Não me julgues leviano;
se no momento
A vida me perfuma
Outra mulher – é que tem
alguma
Graça, que a ti eleva o
pensamento.
Dia
seguinte, à tarde, partimos. Porém, Fuad, ou o seu preposto não apareceram. A
apreensão tomava conta de todos nós. Resolvemos, levados por tal sentimento,
unanimemente, relatar o ocorrido ao professor Machadinho. Este se fez
preocupado, exigindo que abríssemos o pacote que nos fora confiado. Ao
fazermos, defrontamo-nos com um saco aveludado, de cor azul, contendo numerosos
diamantes lapidados. De tamanhos e cores variados. Acaso os somássemos,
encontraríamos ali, presumo mais de cem quilates da preciosa gema.
Da
surpresa e abatimento que nos cercara, passamos à ação. Machadinho telefonou ao
consulado brasileiro em Marselha, solicitando a presença, urgente, de um dos
seus representantes em nosso hotel. E ele não fez se esperar. Em poucos
minutos, estávamos diante do vice-cônsul. Atento e apreensivo, ele ouviu
nossa história. Porém, sossegou-nos dizendo que se encarregaria dos demais
procedimentos legais, liberando-nos para prosseguirmos viagem. Ficaram com ele
as pedras, mediante um recibo de depósito, nossos nomes, nosso destino final e
a esperança de superarmos, incólumes, tamanho imbróglio provocado por mera
inocência, estupidez ou burrice, quiçá, pela inexperiência dos nossos 22 anos.
Meses
depois, em Coimbra, Wilson, folheando uma passada edição do Diário de Lisboa,
nela viu a foto de Fuad acompanhada da notícia de que ele, notório
contrabandista de pedras preciosas sul-americanas, diamantes e esmeraldas, e o
seu grupo haviam sido pressões. O nosso pasmo foi grande. Maior mesmo foi
sabermos que o seu nome não era Fuad, tampouco possuía nacionalidade libanesa.

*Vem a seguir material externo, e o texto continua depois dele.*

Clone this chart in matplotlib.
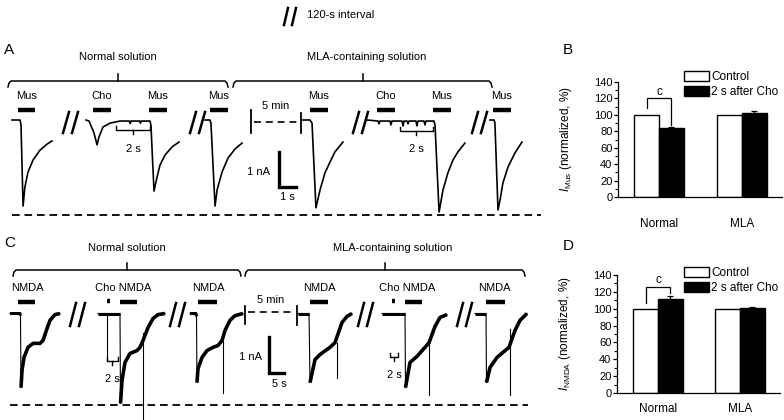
import numpy as np
import matplotlib.pyplot as plt
from matplotlib.patches import Patch

plt.rcParams['font.family'] = ['Liberation Sans', 'DejaVu Sans']
plt.rcParams['mathtext.fontset'] = 'custom'
plt.rcParams['mathtext.rm'] = 'Liberation Sans'
plt.rcParams['mathtext.it'] = 'Liberation Sans:italic'
plt.rcParams['lines.scale_dashes'] = False

# ---------------- panel A traces: time (s), current (nA) ----------------
mus_ctrl_t = [0, 0.47, 0.53, 0.65, 0.76, 0.94, 1.24, 1.65, 2.06, 2.35]
mus_ctrl_i = [0, 0, -0.14, -2.46, -1.91, -1.49, -1.14, -0.86, -0.69, -0.60]

cho_mus_t = [0, 0.18, 0.47, 0.65, 0.76, 1.0, 1.41, 2.0, 2.55, 2.6, 2.65, 3.15, 3.2, 3.25,
             3.76, 3.82, 4.0, 4.18, 4.35, 4.65, 5.06, 5.47]
cho_mus_i = [0, -0.03, -0.37, -0.71, -0.49, -0.2, -0.09, -0.03, -0.03, -0.1, -0.03, -0.03, -0.09, -0.03,
             -0.03, -0.14, -2.03, -1.63, -1.29, -1.0, -0.77, -0.63]

mus_rec_t = [0, 0.29, 0.35, 0.59, 0.71, 1.0, 1.35, 1.76, 2.18]
mus_rec_i = [0, 0, -0.09, -2.46, -2.0, -1.49, -1.09, -0.83, -0.66]

mla_mus_ctrl_t = [0, 0.47, 0.59, 0.82, 1.06, 1.35, 1.65, 1.94, 2.41]
mla_mus_ctrl_i = [0, 0, -0.09, -2.51, -2.0, -1.51, -1.2, -0.91, -0.63]

mla_cho_mus_t = [0, 0.65, 0.71, 0.76, 1.35, 1.41, 1.47, 2.06, 2.12, 2.18, 2.35, 2.41, 2.47,
                 2.88, 2.94, 3.0, 3.35, 3.41, 3.47, 3.94, 4.0, 4.24, 4.47, 4.76, 5.06, 5.35, 5.76]
mla_cho_mus_i = [0, -0.03, -0.11, -0.03, -0.03, -0.14, -0.03, -0.03, -0.17, -0.03, -0.03, -0.11, -0.03,
                 -0.03, -0.17, -0.03, -0.03, -0.14, -0.03, -0.03, -0.14, -2.63, -2.0, -1.51, -1.14, -0.91, -0.66]

mla_mus_rec_t = [0, 0.24, 0.29, 0.47, 0.59, 0.76, 1.06, 1.47, 1.88]
mla_mus_rec_i = [0, 0, -0.09, -2.57, -2.29, -1.8, -1.34, -0.94, -0.63]

# ---------------- panel C traces: time (s), current (nA) ----------------
nmda_ctrl_t = [0, 3.33, 3.5, 3.67, 4.0, 4.67, 6.0, 7.67, 10.0, 11.0, 12.33, 13.33, 15.0, 16.67]
nmda_ctrl_i = [0, 0, -0.06, -2.06, -1.58, -1.22, -0.94, -0.83, -0.83, -0.75, -0.42, -0.19, -0.03, 0]

cho_nmda_t = [0, 6.33, 7.33, 7.5, 8.0, 9.0, 10.67, 13.0, 14.0, 15.0, 16.67, 18.33, 20.0, 22.33]
cho_nmda_i = [0, 0, 0, -2.5, -1.86, -1.36, -1.11, -1.03, -0.94, -0.75, -0.39, -0.14, -0.03, 0]
cho_spike_t, cho_spike_i = 3.0, -1.31

nmda_rec_t = [0, 2.0, 2.17, 2.33, 2.67, 4.0, 5.67, 7.67, 9.33, 10.67, 11.67, 13.33, 15.0, 17.67]
nmda_rec_i = [0, 0, -0.08, -1.92, -1.53, -1.22, -1.03, -0.94, -0.89, -0.75, -0.47, -0.19, -0.06, 0]

mla_nmda_ctrl_t = [0, 3.67, 4.0, 5.67, 7.33, 10.67, 12.33, 14.67, 16.33, 18.0]
mla_nmda_ctrl_i = [0, 0, -1.92, -1.28, -1.14, -0.94, -0.81, -0.25, -0.08, 0]

mla_cho_nmda_t = [0, 7.0, 7.67, 7.83, 9.33, 11.67, 14.33, 15.67, 17.67, 19.33, 21.67]
mla_cho_nmda_i = [0, 0, 0, -2.06, -1.36, -1.19, -0.94, -0.81, -0.36, -0.11, -0.03]

mla_nmda_rec_t = [0, 3.67, 3.83, 5.0, 7.33, 9.33, 11.33, 13.33, 15.0, 17.33]
mla_nmda_rec_i = [0, 0, -1.92, -1.5, -1.22, -1.08, -0.94, -0.47, -0.19, 0]

# artifacts: (time in trace, top nA, bottom nA)
nmda_artifacts = [None, (15.0, -0.53, -3.0), (11.0, -0.75, -2.22),
                  (13.0, -0.81, -1.78), (15.67, -0.81, -2.25), (11.67, -0.44, -2.25)]

# ---------------- bar charts ----------------
groups = ['Normal', 'MLA']
mus_ctrl = [100, 100]
mus_cho = [84, 102.5]
mus_cho_err = [1, 2]
nmda_ctrl = [100, 100]
nmda_cho = [112, 101]
nmda_cho_err = [3, 1]

W, H = 784, 420
fig = plt.figure(figsize=(7.84, 4.2), dpi=100)

# pixel overlay for layout / annotation
ov = fig.add_axes([0, 0, 1, 1])
ov.set_xlim(0, W)
ov.set_ylim(H, 0)
ov.axis('off')

# trace axes in data units (s, nA)
sA, nA_A, yA = 17.0, 35.0, 120.0
sC, nA_C, yC = 3.0, 36.0, 313.5
axA = fig.add_axes([0, 0, 1, 1])
axA.set_xlim(0, W / sA)
axA.set_ylim(-(H - yA) / nA_A, yA / nA_A)
axA.axis('off')
axA.patch.set_alpha(0)
axC = fig.add_axes([0, 0, 1, 1])
axC.set_xlim(0, W / sC)
axC.set_ylim(-(H - yC) / nA_C, yC / nA_C)
axC.axis('off')
axC.patch.set_alpha(0)

onsets_A = [12, 86, 205, 302, 367, 490]
traces_A = [(mus_ctrl_t, mus_ctrl_i), (cho_mus_t, cho_mus_i), (mus_rec_t, mus_rec_i),
            (mla_mus_ctrl_t, mla_mus_ctrl_i), (mla_cho_mus_t, mla_cho_mus_i),
            (mla_mus_rec_t, mla_mus_rec_i)]
for x0, (t, i) in zip(onsets_A, traces_A):
    axA.plot(x0 / sA + np.array(t), i, color='k', lw=1.2)

onsets_C = [10, 98, 190, 298, 382, 475]
traces_C = [(nmda_ctrl_t, nmda_ctrl_i), (cho_nmda_t, cho_nmda_i), (nmda_rec_t, nmda_rec_i),
            (mla_nmda_ctrl_t, mla_nmda_ctrl_i), (mla_cho_nmda_t, mla_cho_nmda_i),
            (mla_nmda_rec_t, mla_nmda_rec_i)]
for k, (x0, (t, i)) in enumerate(zip(onsets_C, traces_C)):
    t = x0 / sC + np.array(t)
    i = np.array(i)
    m = int(np.argmin(i))
    axC.plot(t, i, color='k', lw=0.8)
    axC.plot(t[:m], i[:m], color='k', lw=2.2, solid_capstyle='butt')
    axC.plot(t[m:], i[m:], color='k', lw=2.6, solid_capstyle='butt')
    art = nmda_artifacts[k]
    if art is not None:
        axC.plot([x0 / sC + art[0]] * 2, [art[1], art[2]], color='k', lw=0.8)
# Cho fast response (normal solution)
axC.plot([onsets_C[1] / sC + cho_spike_t] * 2, [0, cho_spike_i], color='k', lw=0.8)

# scale bars
xa = 279 / sA
ya = -(152 - yA) / nA_A
axA.plot([xa, xa, xa + 1], [ya, ya - 1, ya - 1], color='k', lw=2.4, solid_joinstyle='miter')
xc = 269 / sC
yc = -(337 - yC) / nA_C
axC.plot([xc, xc, xc + 5], [yc, yc - 1, yc - 1], color='k', lw=2.4, solid_joinstyle='miter')
ov.text(270, 172, '1 nA', ha='right', va='center', fontsize=8)
ov.text(287, 197, '1 s', ha='center', va='center', fontsize=8)
ov.text(262, 357, '1 nA', ha='right', va='center', fontsize=8)
ov.text(279, 384, '5 s', ha='center', va='center', fontsize=8)

# top key
ov.plot([284, 288], [25, 8], color='k', lw=1.8)
ov.plot([292, 296], [25, 8], color='k', lw=1.8)
ov.text(307, 15, '120-s interval', ha='left', va='center', fontsize=8)

# panel letters
for s, x, y in [('A', 4, 50), ('B', 563, 50), ('C', 4, 243), ('D', 563, 246)]:
    ov.text(x, y, s, ha='left', va='center', fontsize=11)


def brace(x1, x2, xc, y):
    ov.plot([x1, x1 + 1, x1 + 3, x2 - 3, x2 - 1, x2], [y + 6, y + 2, y, y, y + 2, y + 6],
            color='k', lw=1.1)
    ov.plot([xc, xc], [y, y - 7], color='k', lw=1.1)


brace(8, 228, 118, 81)
brace(233, 492, 363, 81)
ov.text(118, 57, 'Normal solution', ha='center', va='center', fontsize=8)
ov.text(367, 57, 'MLA-containing solution', ha='center', va='center', fontsize=8)
brace(13, 241, 127, 270)
brace(245, 525, 385, 270)
ov.text(127, 248, 'Normal solution', ha='center', va='center', fontsize=8)
ov.text(393, 248, 'MLA-containing solution', ha='center', va='center', fontsize=8)

# drug application bars
labels_A = ['Mus', 'Cho', 'Mus', 'Mus', 'Mus', 'Cho', 'Mus', 'Mus']
bars_A = [(18, 35), (93, 111), (149, 167), (210, 228), (310, 328), (377, 395), (433, 451), (493, 511)]
for lab, (a, b) in zip(labels_A, bars_A):
    ov.plot([a, b], [110, 110], color='k', lw=3.2, solid_capstyle='butt')
    ov.text((a + b) / 2, 96, lab, ha='center', va='center', fontsize=8)

labels_C = [('NMDA', 27), ('Cho NMDA', 123), ('NMDA', 208), ('NMDA', 319), ('Cho NMDA', 407), ('NMDA', 494)]
bars_C = [(18, 35), (120, 137), (198, 217), (310, 328), (405, 422), (486, 505)]
for lab, x in labels_C:
    ov.text(x, 288, lab, ha='center', va='center', fontsize=8)
for a, b in bars_C:
    ov.plot([a, b], [302, 302], color='k', lw=3.2, solid_capstyle='butt')
for x in [109, 394]:
    ov.plot([x - 1.5, x + 1.5], [301, 301], color='k', lw=3.2, solid_capstyle='butt')

# breaks
for x in [63, 190, 353, 472]:
    ov.plot([x, x + 6], [133, 112], color='k', lw=1.8)
    ov.plot([x + 9, x + 15], [133, 112], color='k', lw=1.8)
for x in [70, 170, 358, 457]:
    ov.plot([x, x + 6], [326, 303], color='k', lw=1.8)
    ov.plot([x + 9, x + 15], [326, 303], color='k', lw=1.8)


def sbracket(x1, x2, y, ty):
    ov.plot([x1, x1, x2, x2], [y - 4, y, y, y - 4], color='k', lw=1.0)
    ov.plot([(x1 + x2) / 2] * 2, [y, y + 4], color='k', lw=1.0)
    ov.text((x1 + x2) / 2, ty, '2 s', ha='center', va='center', fontsize=8)


sbracket(116, 150, 130, 149)
sbracket(400, 433, 131, 149)
sbracket(107, 118, 361, 379)
sbracket(390, 398, 357, 375)

# 5 min gaps
ov.plot([251, 251], [110, 133], color='k', lw=1.3)
ov.plot([301, 301], [113, 133], color='k', lw=1.3)
ov.plot([254, 299], [122, 122], color='k', lw=1.2, dashes=(5, 3.5))
ov.text(276, 106, '5 min', ha='center', va='center', fontsize=8)
ov.plot([245, 245], [306, 324], color='k', lw=1.3)
ov.plot([297, 297], [306, 325], color='k', lw=1.3)
ov.plot([248, 295], [312, 312], color='k', lw=1.2, dashes=(5, 3.5))
ov.text(271, 300, '5 min', ha='center', va='center', fontsize=8)

# peak reference lines
ov.plot([12, 541], [215, 215], color='k', lw=1.3, dashes=(5.5, 3.5))
ov.plot([10, 528], [405, 405], color='k', lw=1.3, dashes=(5.5, 3.5))


def bar_panel(rect, xlim, ctrl, cho, err, ylab, sig, leg_y, tick_pad):
    ax = fig.add_axes(rect)
    x = np.arange(len(groups))
    w = 0.3
    ax.bar(x - w / 2, ctrl, w, color='white', edgecolor='black', lw=1.0)
    ax.bar(x + w / 2, cho, w, color='black', edgecolor='black', lw=1.0,
           yerr=err, capsize=2, error_kw=dict(lw=0.9, capthick=0.9, ecolor='black'))
    ax.set_xlim(*xlim)
    ax.set_ylim(0, 140)
    ax.set_yticks(np.arange(0, 141, 20))
    ax.set_yticks(np.arange(10, 140, 20), minor=True)
    ax.set_xticks(x)
    ax.set_xticklabels(groups, fontsize=8.5)
    ax.tick_params(axis='x', length=0, pad=tick_pad)
    ax.tick_params(axis='y', labelsize=8, length=3, width=0.9, pad=1)
    ax.tick_params(axis='y', which='minor', length=2, width=0.8)
    for sp in ['top', 'right']:
        ax.spines[sp].set_visible(False)
    for sp in ['left', 'bottom']:
        ax.spines[sp].set_linewidth(0.9)
    ax.set_ylabel(ylab, fontsize=8.5)
    ax.yaxis.set_label_coords(-0.27, 0.5)
    ax.plot([-w / 2, -w / 2, w / 2, w / 2], sig[:4], color='k', lw=0.9)
    ax.text(0, sig[4], 'c', ha='center', va='bottom', fontsize=8.5)
    ax.legend([Patch(fc='white', ec='black'), Patch(fc='black', ec='black')],
              ['Control', '2 s after Cho'], loc='upper left',
              bbox_to_anchor=(684 / W, 1 - leg_y / H), bbox_transform=fig.transFigure,
              frameon=False, fontsize=8.5, handlelength=2.1, handleheight=0.85,
              handletextpad=0.2, labelspacing=0.25, borderpad=0, borderaxespad=0)
    return ax


bar_panel([618 / W, 1 - 197 / H, 164 / W, 115 / H], (-0.494, 1.482),
          mus_ctrl, mus_cho, mus_cho_err, r'$I_{\mathrm{Mus}}$ (normalized, %)',
          [108, 120.5, 120.5, 88, 121], 71, 15)
bar_panel([617 / W, 1 - 393 / H, 163 / W, 118 / H], (-0.5, 1.488),
          nmda_ctrl, nmda_cho, nmda_cho_err, r'$I_{\mathrm{NMDA}}$ (normalized, %)',
          [107, 126, 126, 118.5, 127], 267, 7)

fig.savefig('out.png', dpi=100)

Era sírio. Ou melhor, tinha dupla cidadania: brasileira e síria. E o seu
verdadeiro nome era Barris Abdulla.
Quanto
às pedras entregues ao vice-cônsul, jamais tivemos notícias.
Do episódio, absolutamente verdadeiro – ainda
vivem Wilson e Álvaro para testemunhá-lo – restou-me a certeza de que “todo
baiano burro nasce morto”, mas os inocentes ou trouxas sempre vingam.